Extract only the lines running from the top of the entries to the line that holds "-2.70, -1.78, -1.49]". Include that line and omit the pictures.

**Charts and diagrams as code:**
┏━━

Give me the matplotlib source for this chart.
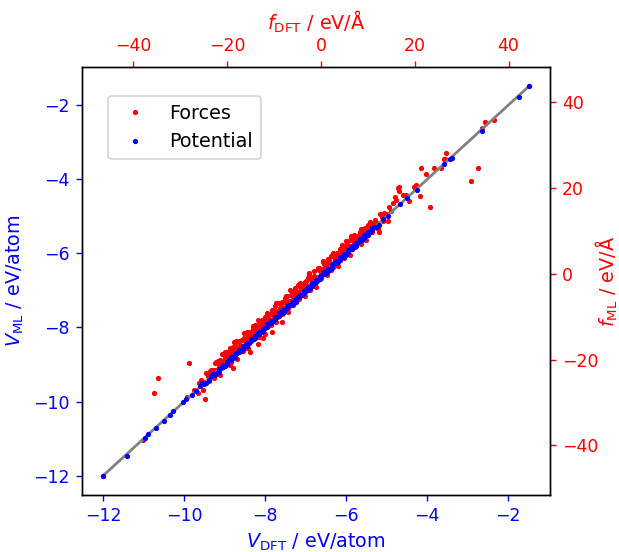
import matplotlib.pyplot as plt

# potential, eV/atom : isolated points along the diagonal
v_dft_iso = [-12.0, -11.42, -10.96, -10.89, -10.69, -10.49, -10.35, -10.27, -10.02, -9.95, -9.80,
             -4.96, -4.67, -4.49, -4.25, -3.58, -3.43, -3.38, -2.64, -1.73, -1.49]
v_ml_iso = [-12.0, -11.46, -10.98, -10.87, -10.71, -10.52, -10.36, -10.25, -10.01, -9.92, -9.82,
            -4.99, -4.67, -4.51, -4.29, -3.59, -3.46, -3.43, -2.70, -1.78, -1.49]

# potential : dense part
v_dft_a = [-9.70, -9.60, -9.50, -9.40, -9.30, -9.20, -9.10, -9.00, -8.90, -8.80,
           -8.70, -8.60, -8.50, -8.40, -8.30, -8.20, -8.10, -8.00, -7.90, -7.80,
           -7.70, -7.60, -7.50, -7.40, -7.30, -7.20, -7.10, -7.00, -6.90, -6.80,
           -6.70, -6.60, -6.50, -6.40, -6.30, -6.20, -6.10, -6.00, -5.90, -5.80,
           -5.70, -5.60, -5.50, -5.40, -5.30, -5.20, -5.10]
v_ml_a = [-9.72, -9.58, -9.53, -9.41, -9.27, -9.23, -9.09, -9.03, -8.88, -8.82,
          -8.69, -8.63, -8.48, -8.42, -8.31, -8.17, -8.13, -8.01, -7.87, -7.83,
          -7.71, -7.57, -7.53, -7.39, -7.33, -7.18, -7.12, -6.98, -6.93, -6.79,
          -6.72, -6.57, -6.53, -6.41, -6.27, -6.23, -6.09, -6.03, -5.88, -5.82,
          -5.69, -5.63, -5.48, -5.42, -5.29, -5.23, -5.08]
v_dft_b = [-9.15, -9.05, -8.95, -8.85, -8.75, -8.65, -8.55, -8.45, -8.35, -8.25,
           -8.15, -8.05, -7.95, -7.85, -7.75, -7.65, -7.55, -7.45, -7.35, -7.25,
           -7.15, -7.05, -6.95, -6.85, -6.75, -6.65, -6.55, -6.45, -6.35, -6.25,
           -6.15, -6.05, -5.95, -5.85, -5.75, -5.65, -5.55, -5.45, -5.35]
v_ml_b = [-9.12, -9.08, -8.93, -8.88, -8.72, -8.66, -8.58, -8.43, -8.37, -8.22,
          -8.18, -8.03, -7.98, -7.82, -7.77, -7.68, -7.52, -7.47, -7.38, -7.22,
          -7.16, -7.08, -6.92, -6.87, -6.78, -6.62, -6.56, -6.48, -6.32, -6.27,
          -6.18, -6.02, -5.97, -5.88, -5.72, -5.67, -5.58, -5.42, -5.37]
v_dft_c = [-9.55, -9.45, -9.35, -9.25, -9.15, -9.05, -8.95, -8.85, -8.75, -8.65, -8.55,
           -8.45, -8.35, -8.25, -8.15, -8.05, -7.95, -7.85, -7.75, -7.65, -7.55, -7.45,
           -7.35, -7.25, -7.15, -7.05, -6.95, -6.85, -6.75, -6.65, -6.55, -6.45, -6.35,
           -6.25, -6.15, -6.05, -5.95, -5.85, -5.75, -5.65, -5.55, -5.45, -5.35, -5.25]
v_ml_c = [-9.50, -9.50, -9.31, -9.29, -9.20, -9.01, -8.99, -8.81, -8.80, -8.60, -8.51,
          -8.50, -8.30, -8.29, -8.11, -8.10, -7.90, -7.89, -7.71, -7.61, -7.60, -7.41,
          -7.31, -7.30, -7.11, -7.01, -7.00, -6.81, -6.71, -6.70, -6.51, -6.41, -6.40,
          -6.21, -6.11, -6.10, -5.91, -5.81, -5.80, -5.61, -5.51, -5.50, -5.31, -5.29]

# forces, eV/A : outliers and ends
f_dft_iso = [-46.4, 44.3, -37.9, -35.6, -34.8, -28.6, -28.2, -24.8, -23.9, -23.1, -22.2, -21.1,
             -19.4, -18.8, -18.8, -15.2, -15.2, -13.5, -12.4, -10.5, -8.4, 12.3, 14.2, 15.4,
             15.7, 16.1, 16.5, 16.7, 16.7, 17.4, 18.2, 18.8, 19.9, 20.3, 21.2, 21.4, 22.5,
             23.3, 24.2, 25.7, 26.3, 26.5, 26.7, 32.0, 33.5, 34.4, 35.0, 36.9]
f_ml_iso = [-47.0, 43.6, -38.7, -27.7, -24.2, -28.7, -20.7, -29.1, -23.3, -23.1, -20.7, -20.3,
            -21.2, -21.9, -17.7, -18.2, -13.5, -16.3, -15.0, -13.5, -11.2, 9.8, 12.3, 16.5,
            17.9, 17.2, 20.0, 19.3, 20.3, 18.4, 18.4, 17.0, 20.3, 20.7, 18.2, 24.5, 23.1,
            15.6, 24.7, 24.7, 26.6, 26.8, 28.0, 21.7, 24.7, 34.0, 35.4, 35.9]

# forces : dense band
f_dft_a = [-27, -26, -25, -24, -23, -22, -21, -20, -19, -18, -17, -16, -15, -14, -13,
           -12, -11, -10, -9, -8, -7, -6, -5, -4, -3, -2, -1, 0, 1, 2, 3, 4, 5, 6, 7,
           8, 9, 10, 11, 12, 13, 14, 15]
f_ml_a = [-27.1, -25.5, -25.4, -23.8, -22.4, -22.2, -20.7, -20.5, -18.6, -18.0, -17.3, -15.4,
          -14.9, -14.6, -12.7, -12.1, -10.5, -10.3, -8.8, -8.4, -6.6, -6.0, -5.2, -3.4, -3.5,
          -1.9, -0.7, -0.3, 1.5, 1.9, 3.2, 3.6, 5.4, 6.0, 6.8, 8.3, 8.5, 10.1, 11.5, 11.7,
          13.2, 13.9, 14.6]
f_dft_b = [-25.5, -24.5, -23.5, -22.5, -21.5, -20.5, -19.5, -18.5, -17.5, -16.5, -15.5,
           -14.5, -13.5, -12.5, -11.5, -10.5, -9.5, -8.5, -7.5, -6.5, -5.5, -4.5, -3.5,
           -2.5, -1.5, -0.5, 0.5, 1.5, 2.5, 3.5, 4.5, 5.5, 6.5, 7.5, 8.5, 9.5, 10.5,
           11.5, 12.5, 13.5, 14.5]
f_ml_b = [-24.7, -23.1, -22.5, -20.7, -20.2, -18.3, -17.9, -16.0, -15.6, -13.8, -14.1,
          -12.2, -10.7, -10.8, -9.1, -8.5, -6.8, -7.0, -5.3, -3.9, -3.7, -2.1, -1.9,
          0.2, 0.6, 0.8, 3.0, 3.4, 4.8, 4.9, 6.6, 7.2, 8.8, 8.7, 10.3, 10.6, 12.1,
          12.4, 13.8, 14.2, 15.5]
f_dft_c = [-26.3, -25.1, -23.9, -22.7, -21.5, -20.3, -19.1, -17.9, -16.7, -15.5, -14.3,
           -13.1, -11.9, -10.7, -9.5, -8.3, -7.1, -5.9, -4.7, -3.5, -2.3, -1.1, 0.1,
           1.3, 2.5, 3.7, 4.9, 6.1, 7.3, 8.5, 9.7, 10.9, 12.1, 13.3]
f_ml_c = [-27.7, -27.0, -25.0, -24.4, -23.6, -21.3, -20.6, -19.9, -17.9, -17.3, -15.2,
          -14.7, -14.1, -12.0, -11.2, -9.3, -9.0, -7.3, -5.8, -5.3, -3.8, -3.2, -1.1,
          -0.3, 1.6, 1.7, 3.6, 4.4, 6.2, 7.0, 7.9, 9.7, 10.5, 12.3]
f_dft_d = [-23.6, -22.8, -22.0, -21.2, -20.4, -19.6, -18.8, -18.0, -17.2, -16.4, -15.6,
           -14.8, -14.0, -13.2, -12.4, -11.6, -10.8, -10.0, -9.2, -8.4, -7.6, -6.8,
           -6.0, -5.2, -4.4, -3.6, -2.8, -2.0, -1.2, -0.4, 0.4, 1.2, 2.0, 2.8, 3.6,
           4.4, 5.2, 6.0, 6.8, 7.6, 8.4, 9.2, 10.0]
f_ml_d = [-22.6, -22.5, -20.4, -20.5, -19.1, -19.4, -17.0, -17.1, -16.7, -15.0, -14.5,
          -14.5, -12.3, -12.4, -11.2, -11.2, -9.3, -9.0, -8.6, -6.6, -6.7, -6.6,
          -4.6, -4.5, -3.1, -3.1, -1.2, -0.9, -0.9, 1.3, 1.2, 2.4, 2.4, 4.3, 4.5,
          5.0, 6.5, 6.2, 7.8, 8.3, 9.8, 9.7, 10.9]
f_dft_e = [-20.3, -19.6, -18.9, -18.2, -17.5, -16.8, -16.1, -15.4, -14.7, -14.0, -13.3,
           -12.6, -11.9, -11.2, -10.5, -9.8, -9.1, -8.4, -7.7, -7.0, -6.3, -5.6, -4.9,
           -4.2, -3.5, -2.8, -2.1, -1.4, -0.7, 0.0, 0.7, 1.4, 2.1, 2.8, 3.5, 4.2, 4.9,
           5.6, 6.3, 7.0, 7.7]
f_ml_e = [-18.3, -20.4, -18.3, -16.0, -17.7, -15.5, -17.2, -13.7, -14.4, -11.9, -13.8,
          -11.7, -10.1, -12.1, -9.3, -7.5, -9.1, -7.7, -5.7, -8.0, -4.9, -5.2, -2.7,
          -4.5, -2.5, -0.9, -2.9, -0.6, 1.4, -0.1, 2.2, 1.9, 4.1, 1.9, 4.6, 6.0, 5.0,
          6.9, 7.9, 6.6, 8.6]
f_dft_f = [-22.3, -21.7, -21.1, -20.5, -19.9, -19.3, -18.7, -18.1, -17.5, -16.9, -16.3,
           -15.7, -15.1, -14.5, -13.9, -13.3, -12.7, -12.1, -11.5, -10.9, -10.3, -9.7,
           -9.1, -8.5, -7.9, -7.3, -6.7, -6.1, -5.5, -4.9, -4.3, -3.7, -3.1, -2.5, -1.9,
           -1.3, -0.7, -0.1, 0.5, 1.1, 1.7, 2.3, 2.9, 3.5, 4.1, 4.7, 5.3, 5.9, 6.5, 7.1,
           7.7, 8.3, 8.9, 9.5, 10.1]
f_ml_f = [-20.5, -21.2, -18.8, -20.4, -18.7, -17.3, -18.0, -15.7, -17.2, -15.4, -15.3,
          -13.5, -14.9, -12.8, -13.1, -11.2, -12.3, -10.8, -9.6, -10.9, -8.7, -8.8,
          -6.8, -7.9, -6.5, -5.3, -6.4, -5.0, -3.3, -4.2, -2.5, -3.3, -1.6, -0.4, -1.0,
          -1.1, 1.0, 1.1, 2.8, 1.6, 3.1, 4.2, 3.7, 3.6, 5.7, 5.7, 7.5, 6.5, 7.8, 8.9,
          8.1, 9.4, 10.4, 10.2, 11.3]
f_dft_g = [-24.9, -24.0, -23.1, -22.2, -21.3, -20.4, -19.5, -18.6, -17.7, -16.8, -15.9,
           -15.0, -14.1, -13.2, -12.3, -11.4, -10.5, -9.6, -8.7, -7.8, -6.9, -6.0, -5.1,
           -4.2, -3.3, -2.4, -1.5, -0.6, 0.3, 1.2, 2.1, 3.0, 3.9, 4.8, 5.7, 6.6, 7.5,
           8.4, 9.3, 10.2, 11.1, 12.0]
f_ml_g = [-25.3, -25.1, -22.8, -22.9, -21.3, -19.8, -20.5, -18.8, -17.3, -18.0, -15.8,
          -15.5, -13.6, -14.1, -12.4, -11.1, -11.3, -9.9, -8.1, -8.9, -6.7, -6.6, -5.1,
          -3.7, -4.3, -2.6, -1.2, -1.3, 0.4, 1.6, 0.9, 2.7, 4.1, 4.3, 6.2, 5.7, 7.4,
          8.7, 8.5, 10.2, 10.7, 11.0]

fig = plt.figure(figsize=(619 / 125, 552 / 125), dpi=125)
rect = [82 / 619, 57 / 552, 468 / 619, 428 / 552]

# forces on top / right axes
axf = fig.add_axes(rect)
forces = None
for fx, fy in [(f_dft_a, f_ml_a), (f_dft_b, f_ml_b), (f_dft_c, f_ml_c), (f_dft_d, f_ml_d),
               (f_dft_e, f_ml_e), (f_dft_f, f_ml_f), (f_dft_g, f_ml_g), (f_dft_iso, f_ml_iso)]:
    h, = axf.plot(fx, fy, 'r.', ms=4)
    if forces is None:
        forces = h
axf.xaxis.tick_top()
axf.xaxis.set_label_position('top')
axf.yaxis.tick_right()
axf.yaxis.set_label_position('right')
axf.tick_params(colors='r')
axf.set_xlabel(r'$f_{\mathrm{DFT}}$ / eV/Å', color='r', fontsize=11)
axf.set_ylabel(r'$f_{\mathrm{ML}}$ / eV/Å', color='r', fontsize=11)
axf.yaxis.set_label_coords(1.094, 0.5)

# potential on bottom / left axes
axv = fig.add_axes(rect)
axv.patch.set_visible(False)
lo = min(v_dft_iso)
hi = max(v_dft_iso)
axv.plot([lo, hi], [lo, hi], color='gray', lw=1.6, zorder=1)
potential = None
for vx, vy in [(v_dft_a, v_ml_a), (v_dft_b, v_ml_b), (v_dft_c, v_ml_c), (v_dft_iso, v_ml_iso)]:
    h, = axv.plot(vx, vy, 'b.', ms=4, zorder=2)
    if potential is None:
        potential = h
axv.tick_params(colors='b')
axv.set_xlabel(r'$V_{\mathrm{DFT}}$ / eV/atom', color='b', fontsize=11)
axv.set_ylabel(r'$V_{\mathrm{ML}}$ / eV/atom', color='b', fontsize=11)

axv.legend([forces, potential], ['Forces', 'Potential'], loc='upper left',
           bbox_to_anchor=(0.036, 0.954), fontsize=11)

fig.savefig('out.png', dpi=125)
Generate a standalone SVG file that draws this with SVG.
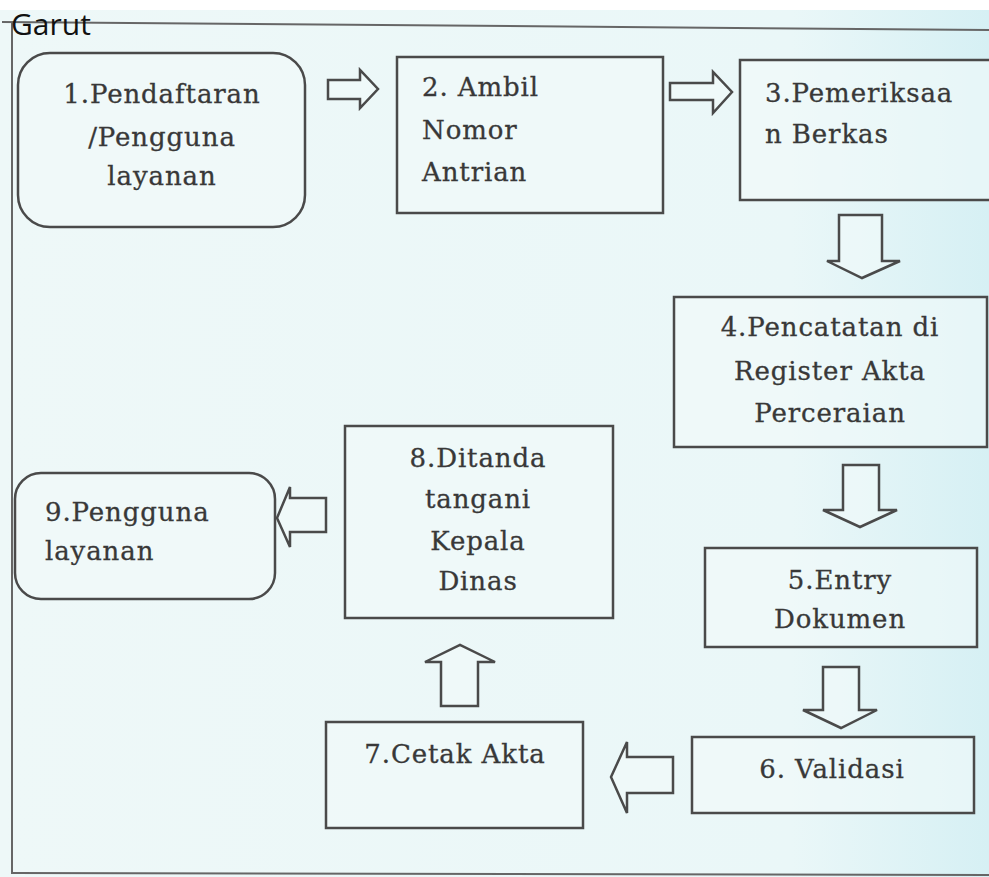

┗━━

**Output for this exercise:**
Give me the matplotlib source for this chart.
import matplotlib.pyplot as plt

# potential, eV/atom : isolated points along the diagonal
v_dft_iso = [-12.0, -11.42, -10.96, -10.89, -10.69, -10.49, -10.35, -10.27, -10.02, -9.95, -9.80,
             -4.96, -4.67, -4.49, -4.25, -3.58, -3.43, -3.38, -2.64, -1.73, -1.49]
v_ml_iso = [-12.0, -11.46, -10.98, -10.87, -10.71, -10.52, -10.36, -10.25, -10.01, -9.92, -9.82,
            -4.99, -4.67, -4.51, -4.29, -3.59, -3.46, -3.43, -2.70, -1.78, -1.49]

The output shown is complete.